What the task asks: A single run of lines is to be printed exactly: starting at the line with "What matplotlib code" and ending at the line with "abts_dse = [86.5, 88.8, 89.3, 90.0, 90.5]", both included. Leave the pictures out.

Provided material:
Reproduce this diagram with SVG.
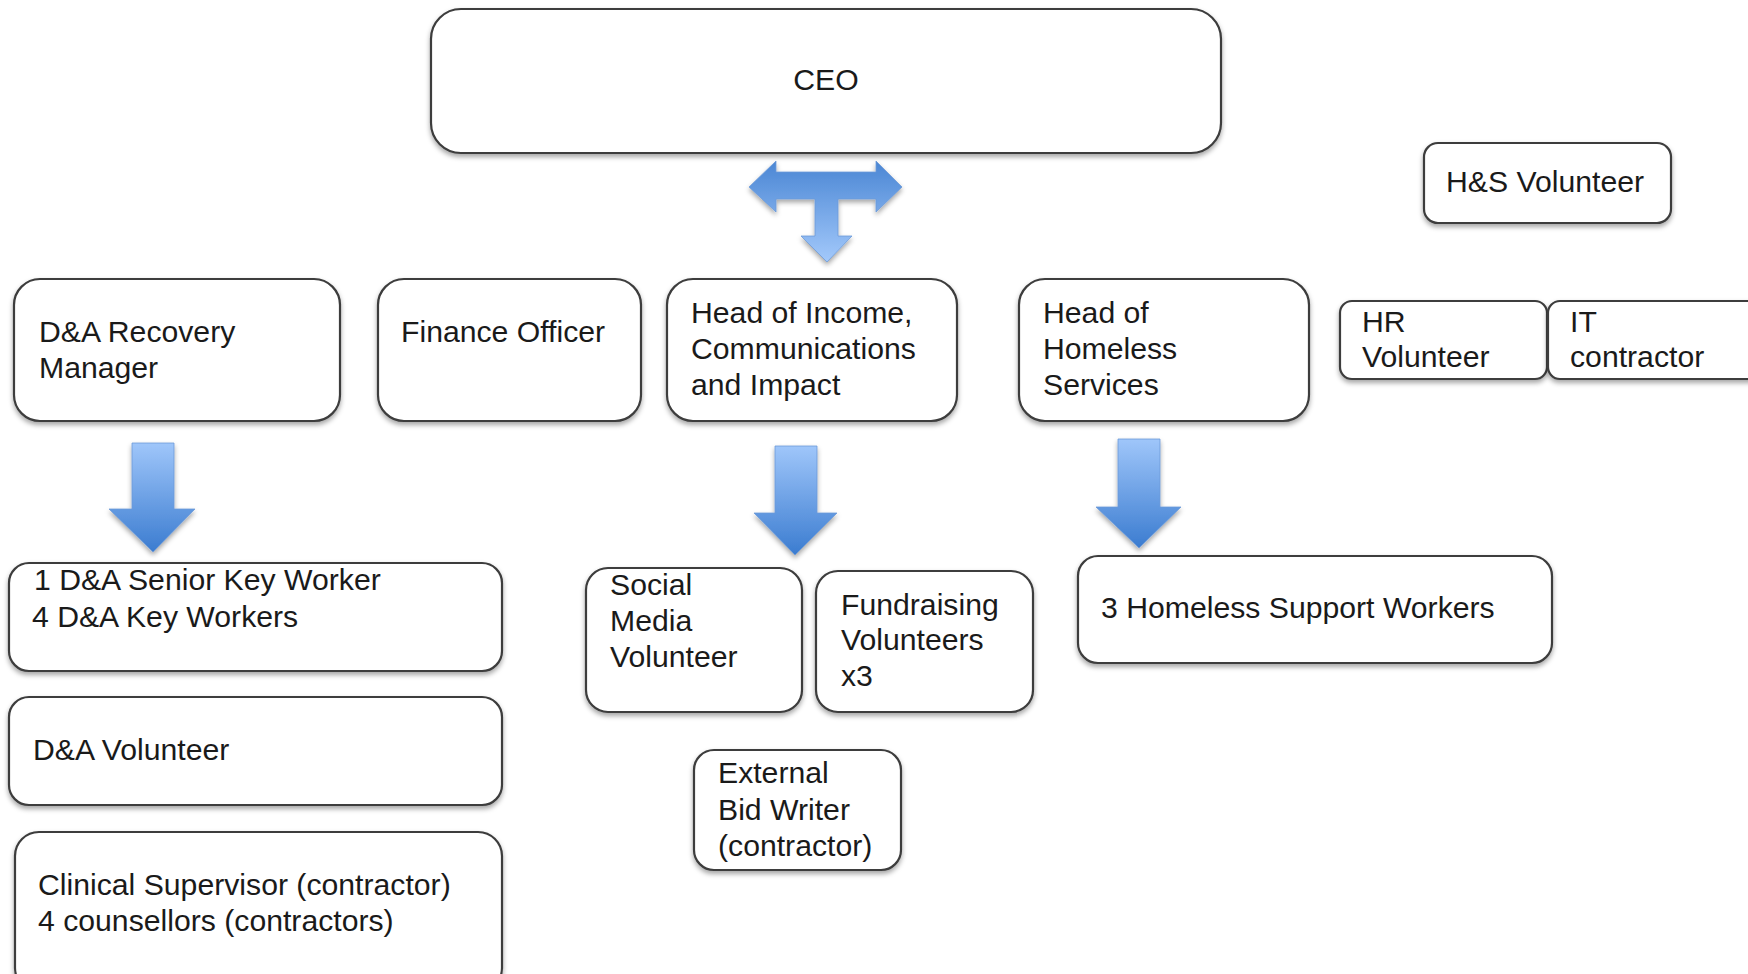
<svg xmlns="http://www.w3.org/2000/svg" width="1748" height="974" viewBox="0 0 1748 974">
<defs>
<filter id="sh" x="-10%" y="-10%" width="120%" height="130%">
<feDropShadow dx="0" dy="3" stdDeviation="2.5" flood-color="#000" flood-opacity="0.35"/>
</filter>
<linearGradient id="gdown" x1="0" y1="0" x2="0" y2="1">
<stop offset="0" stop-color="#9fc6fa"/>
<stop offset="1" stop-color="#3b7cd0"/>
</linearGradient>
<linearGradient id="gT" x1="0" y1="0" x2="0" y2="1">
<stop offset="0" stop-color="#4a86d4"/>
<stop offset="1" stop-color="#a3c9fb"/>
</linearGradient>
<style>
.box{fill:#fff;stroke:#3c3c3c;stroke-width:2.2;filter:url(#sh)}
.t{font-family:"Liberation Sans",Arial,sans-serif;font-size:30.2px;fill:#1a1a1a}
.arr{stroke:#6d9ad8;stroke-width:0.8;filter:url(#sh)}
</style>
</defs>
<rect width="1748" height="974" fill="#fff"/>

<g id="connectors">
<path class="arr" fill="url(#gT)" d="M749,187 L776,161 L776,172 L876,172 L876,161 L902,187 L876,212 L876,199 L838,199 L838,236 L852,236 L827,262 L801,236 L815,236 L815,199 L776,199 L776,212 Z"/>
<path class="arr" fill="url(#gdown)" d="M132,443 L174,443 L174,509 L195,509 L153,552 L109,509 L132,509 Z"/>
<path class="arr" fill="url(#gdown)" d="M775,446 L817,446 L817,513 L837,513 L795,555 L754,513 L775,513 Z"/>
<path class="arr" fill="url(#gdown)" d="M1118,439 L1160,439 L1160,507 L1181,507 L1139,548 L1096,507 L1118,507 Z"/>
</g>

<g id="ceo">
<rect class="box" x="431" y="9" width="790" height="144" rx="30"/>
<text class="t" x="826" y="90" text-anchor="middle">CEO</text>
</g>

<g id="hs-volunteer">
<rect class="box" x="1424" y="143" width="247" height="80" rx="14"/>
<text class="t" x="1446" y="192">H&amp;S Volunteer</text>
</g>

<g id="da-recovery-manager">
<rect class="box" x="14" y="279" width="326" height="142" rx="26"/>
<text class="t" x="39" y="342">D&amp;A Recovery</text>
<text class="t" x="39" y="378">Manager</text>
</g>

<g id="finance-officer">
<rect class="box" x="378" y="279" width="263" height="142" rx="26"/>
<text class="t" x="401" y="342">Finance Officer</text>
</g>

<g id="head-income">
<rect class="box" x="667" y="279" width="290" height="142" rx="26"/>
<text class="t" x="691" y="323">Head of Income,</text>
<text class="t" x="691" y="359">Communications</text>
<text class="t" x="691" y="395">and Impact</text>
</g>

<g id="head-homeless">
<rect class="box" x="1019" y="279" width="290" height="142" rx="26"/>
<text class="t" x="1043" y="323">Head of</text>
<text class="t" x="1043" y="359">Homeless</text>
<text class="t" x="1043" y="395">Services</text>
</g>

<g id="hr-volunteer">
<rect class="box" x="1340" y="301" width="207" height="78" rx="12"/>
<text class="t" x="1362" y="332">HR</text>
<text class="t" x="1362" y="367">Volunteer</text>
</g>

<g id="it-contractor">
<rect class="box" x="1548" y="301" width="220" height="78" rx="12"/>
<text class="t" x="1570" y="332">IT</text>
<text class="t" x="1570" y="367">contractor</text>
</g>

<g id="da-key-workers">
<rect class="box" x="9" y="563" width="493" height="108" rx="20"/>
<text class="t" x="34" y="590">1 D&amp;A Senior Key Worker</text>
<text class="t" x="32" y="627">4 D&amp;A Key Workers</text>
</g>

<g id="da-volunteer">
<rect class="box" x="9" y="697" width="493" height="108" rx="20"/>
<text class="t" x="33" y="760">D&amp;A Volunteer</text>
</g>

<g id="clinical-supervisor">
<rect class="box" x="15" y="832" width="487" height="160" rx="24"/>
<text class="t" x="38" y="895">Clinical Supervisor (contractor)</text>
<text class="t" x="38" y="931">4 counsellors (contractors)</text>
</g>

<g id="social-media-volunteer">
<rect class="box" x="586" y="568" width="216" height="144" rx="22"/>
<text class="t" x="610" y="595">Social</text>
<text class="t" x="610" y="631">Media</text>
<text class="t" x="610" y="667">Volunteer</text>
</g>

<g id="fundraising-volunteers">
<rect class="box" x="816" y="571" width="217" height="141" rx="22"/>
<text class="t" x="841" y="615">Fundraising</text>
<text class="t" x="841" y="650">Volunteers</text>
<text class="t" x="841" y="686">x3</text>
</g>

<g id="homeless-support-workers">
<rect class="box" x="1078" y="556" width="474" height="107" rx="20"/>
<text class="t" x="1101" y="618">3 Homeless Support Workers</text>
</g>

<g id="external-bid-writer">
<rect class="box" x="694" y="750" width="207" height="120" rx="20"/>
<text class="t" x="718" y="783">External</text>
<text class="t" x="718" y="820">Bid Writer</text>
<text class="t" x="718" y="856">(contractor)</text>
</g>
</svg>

==

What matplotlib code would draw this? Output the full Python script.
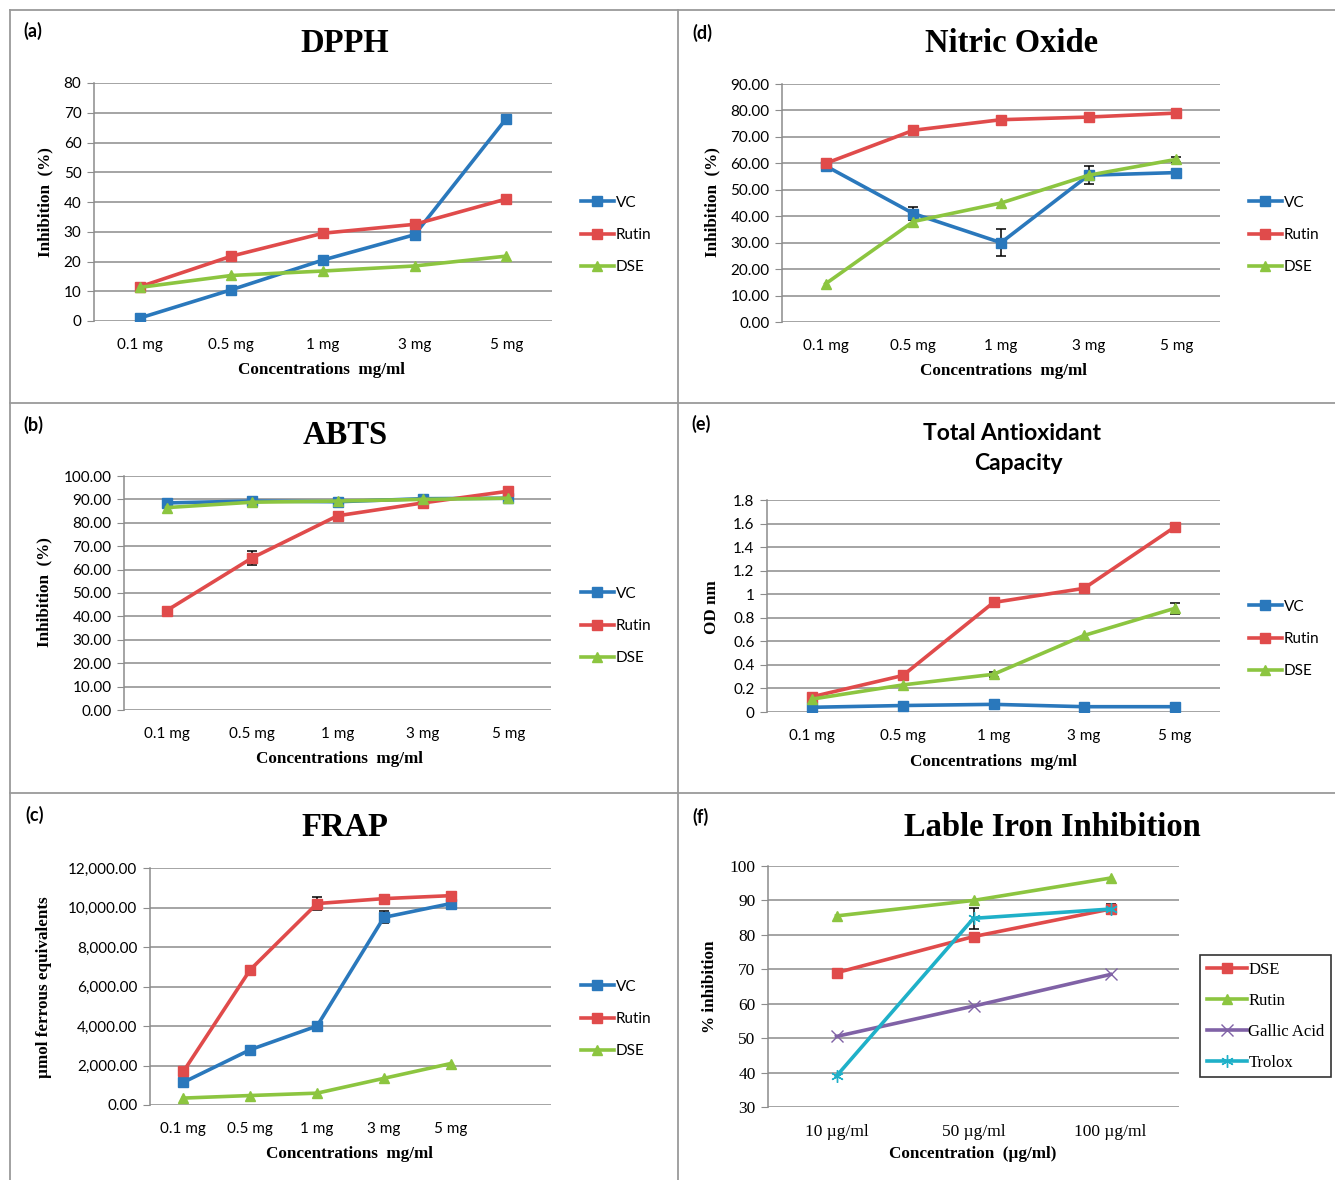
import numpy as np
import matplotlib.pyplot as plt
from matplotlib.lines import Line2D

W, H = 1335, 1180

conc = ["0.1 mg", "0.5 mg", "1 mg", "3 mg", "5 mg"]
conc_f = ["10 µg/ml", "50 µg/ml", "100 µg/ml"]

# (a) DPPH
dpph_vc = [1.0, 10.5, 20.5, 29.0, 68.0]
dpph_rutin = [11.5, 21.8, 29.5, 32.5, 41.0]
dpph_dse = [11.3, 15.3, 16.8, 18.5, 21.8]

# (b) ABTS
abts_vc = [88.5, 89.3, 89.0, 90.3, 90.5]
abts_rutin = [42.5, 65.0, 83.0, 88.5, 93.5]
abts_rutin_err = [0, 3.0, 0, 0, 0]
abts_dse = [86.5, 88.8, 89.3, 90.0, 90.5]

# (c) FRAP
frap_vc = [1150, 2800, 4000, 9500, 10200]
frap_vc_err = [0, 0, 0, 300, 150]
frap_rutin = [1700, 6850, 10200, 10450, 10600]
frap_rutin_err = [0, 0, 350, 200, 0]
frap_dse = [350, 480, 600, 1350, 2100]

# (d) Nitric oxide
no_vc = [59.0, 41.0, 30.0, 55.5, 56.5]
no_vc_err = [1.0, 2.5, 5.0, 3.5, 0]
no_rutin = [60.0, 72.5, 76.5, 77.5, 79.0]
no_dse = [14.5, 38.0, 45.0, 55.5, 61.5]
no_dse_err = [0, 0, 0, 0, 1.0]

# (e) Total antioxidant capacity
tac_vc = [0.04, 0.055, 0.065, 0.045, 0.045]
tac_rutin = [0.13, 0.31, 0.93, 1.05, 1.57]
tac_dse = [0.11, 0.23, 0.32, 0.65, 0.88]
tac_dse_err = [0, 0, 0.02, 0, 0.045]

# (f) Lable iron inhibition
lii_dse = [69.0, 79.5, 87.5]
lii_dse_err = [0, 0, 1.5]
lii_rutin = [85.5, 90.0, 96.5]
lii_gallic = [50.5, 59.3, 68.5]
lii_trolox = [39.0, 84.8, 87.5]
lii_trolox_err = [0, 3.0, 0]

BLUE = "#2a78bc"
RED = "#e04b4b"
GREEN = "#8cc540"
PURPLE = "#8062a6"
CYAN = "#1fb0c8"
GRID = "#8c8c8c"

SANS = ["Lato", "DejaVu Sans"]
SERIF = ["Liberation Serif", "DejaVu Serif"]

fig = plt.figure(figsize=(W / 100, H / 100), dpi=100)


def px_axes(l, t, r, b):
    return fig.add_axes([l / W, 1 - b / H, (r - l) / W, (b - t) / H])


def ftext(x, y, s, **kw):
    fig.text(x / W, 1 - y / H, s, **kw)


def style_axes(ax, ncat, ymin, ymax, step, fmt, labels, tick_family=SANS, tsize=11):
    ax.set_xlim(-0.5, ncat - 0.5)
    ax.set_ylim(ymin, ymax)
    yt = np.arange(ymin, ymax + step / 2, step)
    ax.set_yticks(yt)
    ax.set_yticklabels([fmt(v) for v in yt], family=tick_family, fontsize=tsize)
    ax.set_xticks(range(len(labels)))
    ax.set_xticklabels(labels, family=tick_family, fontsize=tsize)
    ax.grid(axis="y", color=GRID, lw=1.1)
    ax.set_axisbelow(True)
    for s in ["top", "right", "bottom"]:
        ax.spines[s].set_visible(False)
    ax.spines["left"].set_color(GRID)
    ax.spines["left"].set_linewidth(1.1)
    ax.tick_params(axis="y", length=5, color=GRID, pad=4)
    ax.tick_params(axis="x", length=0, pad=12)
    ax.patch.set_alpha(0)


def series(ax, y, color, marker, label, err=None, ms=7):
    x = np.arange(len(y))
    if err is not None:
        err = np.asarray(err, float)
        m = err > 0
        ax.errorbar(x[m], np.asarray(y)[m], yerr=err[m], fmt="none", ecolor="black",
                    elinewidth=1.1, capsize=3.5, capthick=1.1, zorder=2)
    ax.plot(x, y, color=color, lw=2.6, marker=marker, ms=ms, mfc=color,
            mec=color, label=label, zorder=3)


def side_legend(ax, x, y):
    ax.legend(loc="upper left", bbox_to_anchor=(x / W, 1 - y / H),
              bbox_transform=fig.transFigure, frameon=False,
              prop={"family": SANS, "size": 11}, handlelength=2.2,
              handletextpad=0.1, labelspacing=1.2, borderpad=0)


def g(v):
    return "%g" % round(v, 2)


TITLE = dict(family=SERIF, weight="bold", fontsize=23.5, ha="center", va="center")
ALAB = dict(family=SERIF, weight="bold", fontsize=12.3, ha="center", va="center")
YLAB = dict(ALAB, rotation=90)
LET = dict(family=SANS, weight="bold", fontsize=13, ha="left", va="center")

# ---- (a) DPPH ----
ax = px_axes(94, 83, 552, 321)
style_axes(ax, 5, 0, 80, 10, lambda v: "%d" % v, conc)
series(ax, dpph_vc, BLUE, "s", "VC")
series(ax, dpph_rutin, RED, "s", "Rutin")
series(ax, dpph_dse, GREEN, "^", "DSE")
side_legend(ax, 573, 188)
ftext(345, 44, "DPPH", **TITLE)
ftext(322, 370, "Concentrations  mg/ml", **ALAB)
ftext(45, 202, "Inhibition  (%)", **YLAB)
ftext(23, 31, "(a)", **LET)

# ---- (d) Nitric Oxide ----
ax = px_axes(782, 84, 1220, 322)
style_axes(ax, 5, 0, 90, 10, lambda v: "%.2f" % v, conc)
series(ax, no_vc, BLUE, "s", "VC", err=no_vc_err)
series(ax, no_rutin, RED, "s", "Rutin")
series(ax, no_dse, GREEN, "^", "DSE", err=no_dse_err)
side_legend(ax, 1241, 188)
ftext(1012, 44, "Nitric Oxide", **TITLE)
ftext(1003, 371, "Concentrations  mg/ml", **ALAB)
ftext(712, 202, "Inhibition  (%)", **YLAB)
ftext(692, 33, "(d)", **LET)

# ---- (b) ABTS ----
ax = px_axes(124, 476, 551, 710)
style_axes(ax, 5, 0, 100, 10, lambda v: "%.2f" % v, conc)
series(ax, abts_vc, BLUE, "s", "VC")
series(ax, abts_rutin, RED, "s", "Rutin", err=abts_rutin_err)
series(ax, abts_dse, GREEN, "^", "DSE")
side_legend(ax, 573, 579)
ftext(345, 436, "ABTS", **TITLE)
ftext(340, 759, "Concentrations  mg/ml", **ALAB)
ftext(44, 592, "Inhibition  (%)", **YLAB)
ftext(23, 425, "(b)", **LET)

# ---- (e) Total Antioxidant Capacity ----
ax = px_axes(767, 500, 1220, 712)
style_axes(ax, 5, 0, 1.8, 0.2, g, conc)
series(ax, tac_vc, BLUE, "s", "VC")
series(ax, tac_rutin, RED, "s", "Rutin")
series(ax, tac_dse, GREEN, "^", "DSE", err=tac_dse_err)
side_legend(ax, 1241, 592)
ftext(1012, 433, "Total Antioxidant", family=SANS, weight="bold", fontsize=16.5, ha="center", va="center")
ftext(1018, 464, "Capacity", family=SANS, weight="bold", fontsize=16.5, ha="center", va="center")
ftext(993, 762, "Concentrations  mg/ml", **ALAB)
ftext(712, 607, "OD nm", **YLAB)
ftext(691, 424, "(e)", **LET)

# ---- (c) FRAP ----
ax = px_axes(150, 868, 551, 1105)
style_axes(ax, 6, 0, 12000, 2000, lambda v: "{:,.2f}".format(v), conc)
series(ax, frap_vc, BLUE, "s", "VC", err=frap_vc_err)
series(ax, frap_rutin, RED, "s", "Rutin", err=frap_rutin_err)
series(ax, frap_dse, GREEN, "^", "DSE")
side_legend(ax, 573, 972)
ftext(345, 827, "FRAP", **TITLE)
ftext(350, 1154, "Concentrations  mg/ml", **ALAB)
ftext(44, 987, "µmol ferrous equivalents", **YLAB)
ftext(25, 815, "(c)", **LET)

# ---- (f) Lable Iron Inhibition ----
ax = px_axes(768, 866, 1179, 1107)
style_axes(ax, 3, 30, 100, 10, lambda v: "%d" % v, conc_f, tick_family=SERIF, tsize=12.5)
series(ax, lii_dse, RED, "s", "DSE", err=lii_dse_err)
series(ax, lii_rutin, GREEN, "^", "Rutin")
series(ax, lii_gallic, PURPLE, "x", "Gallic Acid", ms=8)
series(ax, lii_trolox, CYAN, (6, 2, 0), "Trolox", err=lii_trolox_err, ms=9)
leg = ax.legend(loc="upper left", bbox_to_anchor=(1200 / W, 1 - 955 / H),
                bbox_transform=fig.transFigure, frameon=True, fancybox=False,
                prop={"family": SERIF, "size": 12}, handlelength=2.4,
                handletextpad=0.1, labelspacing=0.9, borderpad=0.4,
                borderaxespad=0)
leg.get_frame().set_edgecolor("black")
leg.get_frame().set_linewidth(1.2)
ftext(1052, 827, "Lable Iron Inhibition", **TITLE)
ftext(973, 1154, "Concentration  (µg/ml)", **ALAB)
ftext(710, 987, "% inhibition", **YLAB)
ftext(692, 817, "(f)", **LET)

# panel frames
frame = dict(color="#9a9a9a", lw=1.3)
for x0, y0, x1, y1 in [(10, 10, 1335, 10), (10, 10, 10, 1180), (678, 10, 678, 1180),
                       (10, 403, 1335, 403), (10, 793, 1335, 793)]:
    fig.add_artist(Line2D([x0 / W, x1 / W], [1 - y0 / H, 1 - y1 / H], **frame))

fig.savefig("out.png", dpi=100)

Correct answer:
What matplotlib code would draw this? Output the full Python script.
import numpy as np
import matplotlib.pyplot as plt
from matplotlib.lines import Line2D

W, H = 1335, 1180

conc = ["0.1 mg", "0.5 mg", "1 mg", "3 mg", "5 mg"]
conc_f = ["10 µg/ml", "50 µg/ml", "100 µg/ml"]

# (a) DPPH
dpph_vc = [1.0, 10.5, 20.5, 29.0, 68.0]
dpph_rutin = [11.5, 21.8, 29.5, 32.5, 41.0]
dpph_dse = [11.3, 15.3, 16.8, 18.5, 21.8]

# (b) ABTS
abts_vc = [88.5, 89.3, 89.0, 90.3, 90.5]
abts_rutin = [42.5, 65.0, 83.0, 88.5, 93.5]
abts_rutin_err = [0, 3.0, 0, 0, 0]
abts_dse = [86.5, 88.8, 89.3, 90.0, 90.5]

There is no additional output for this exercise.